Inside, don't miss Chambord's huge double-spiral staircase, designed by Leonardo da Vinci. Leonardo spent his last years as part of the French court, and lived nearby in Amboise, where you can tour a fascinating museum in his home.
Only 80 of Chambord's 440 high-ceilinged rooms are open to the public — and that's plenty. To see what happens when you put 365 fireplaces in your house, climb up to the rooftop and wander through a forest of chimney spires.
The most lavish furnishings of all the Loire châteaux decorate the stately hunting palace of Cheverny. Those who complain that the Loire châteaux have stark and barren interiors missed this one. The construction of today's château wrapped up in 1634 after a relatively short 30 years, resulting in a harmoniously unified architectural style. It's been in the same family all along, and family pride shows in its flawless preservation and intimate feel. Cheverny was spared by the French Revolution, as the owners were popular then, as today, even among the poorer farmers.
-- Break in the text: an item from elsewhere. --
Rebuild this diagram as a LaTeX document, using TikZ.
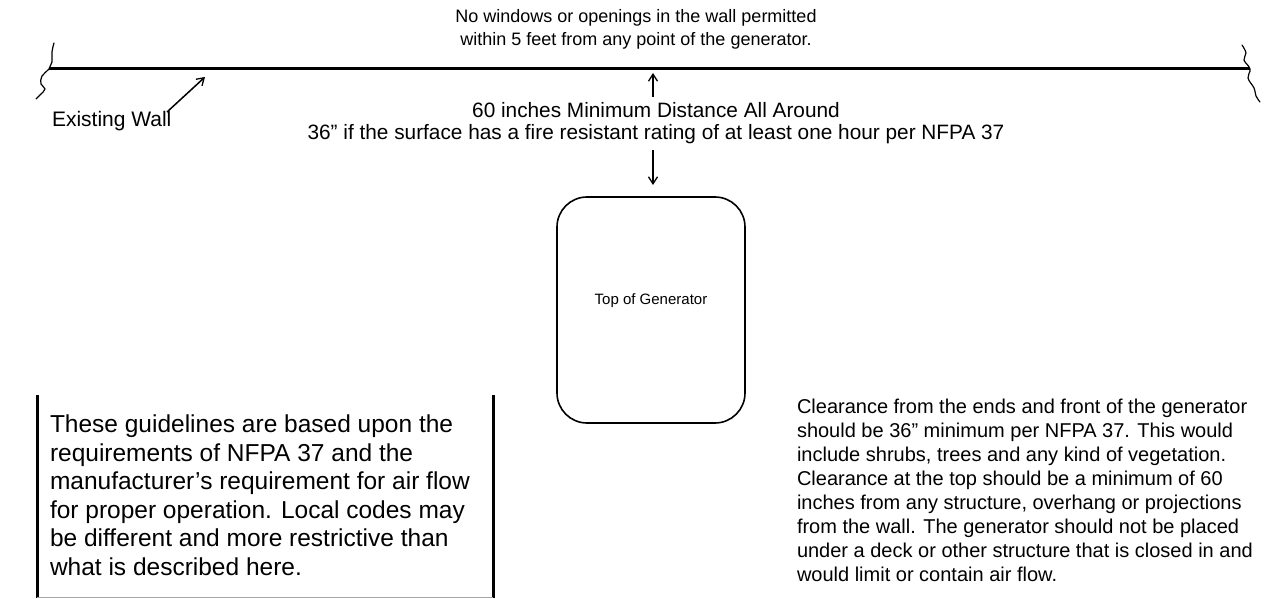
\documentclass[tikz,border=0pt]{standalone}
\usepackage{fontspec}
\setmainfont{Liberation Sans}
\usetikzlibrary{arrows.meta}
\begin{document}
\begin{tikzpicture}[x=1pt,y=-1pt,
  txt/.style={inner sep=0pt, outer sep=0pt},
  toptxt/.style={txt, align=center, font=\fontsize{18}{23}\selectfont},
  midtxt/.style={txt, align=center, font=\fontsize{20.8}{22.5}\selectfont},
  boxtxt/.style={txt, align=left, font=\fontsize{24.5}{28.5}\selectfont},
  notetxt/.style={txt, align=left, font=\fontsize{20}{24}\selectfont},
  wallline/.style={line width=3pt},
  squiggle/.style={line width=1.2pt, line cap=round},
  arr/.style={line width=1.5pt, -{Straight Barb[length=7pt,width=9pt,line width=1.3pt]}},
  genbox/.style={draw, line width=1.6pt, rounded corners=30pt, minimum width=188pt, minimum height=226pt, inner sep=0pt}
]
\useasboundingbox (0,0) rectangle (1270,599);

% texts at top (base anchor = baseline of last line)
\node[toptxt, anchor=base] (warn) at (636,46) {No windows or openings in the wall permitted\\within 5 feet from any point of the generator.};
\node[midtxt, anchor=base] (mind) at (656,140) {60 inches Minimum Distance All Around\\36” if the surface has a fire resistant rating of at least one hour per NFPA 37};
\node[txt, anchor=base west, font=\fontsize{21}{24}\selectfont] (ew) at (52,127) {Existing Wall};

% wall
\coordinate (wallL) at (49,69);
\coordinate (wallR) at (1250,69);
\draw[wallline] (wallL) -- (wallR);
\draw[squiggle] plot[smooth, tension=0.7] coordinates {(54,43) (52,52) (52,62) (49,69) (42,76) (41,84) (45,89) (40,95) (36,99)};
\draw[squiggle] plot[smooth, tension=0.7] coordinates {(1242,45) (1246,53) (1244,60) (1250,69) (1248,78) (1254,88) (1256,96) (1260,102)};

% Existing wall arrow
\coordinate (ewtip) at (205,77);
\coordinate (ewtail) at (167,112);
\draw[arr] (ewtail) -- (ewtip);

% generator
\node[genbox] (gen) at (651,310) {};
\node[txt, font=\fontsize{15}{18}\selectfont] (gentxt) at (651,301) {Top of Generator};

% clearance arrows
\coordinate (upS) at (653,97);
\coordinate (upE) at (653,73);
\coordinate (dnS) at (653,150);
\coordinate (dnE) at (653,185);
\draw[arr] (upS) -- (upE);
\draw[arr] (dnS) -- (dnE);

% guideline box
\node[boxtxt, anchor=base west] (guide) at (50,575) {These guidelines are based upon the\\requirements of NFPA 37 and the\\manufacturer’s requirement for air flow\\for proper operation. Local codes may\\be different and more restrictive than\\what is described here.};
\draw[line width=3pt] (37,395) -- (37,598);
\draw[line width=3pt] (493,395) -- (493,598);
\draw[line width=1pt, gray!70] (37,597.5) -- (493,597.5);

% note
\node[notetxt, anchor=base west] (note) at (797,581) {Clearance from the ends and front of the generator\\should be 36” minimum per NFPA 37. This would\\include shrubs, trees and any kind of vegetation.\\Clearance at the top should be a minimum of 60\\inches from any structure, overhang or projections\\from the wall. The generator should not be placed\\under a deck or other structure that is closed in and\\would limit or contain air flow.};
\end{tikzpicture}
\end{document}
The marquis and his family still lives on the third floor — observant visitors will notice some family photos. While the sumptuous dining room and family apartments are a treat to stroll, my favorite part of a visit here is the once-daily feeding at the château's kennel, where the marquis' 70 hunting dogs show off their strict training before being treated to troughs stacked with raw meat. In this time-passed valley, it doesn't surprise me to hear that the marquis still goes hunting twice a week, year-round.
These are just my top Loire château picks; my guidebooks describe plenty more worth your time. But no matter how château-crazy you want to go, allow space in your itinerary to enjoy the Loire's fruity wines, deliciously fresh cuisine, and gentle countryside that make it one of France's most appealing regions.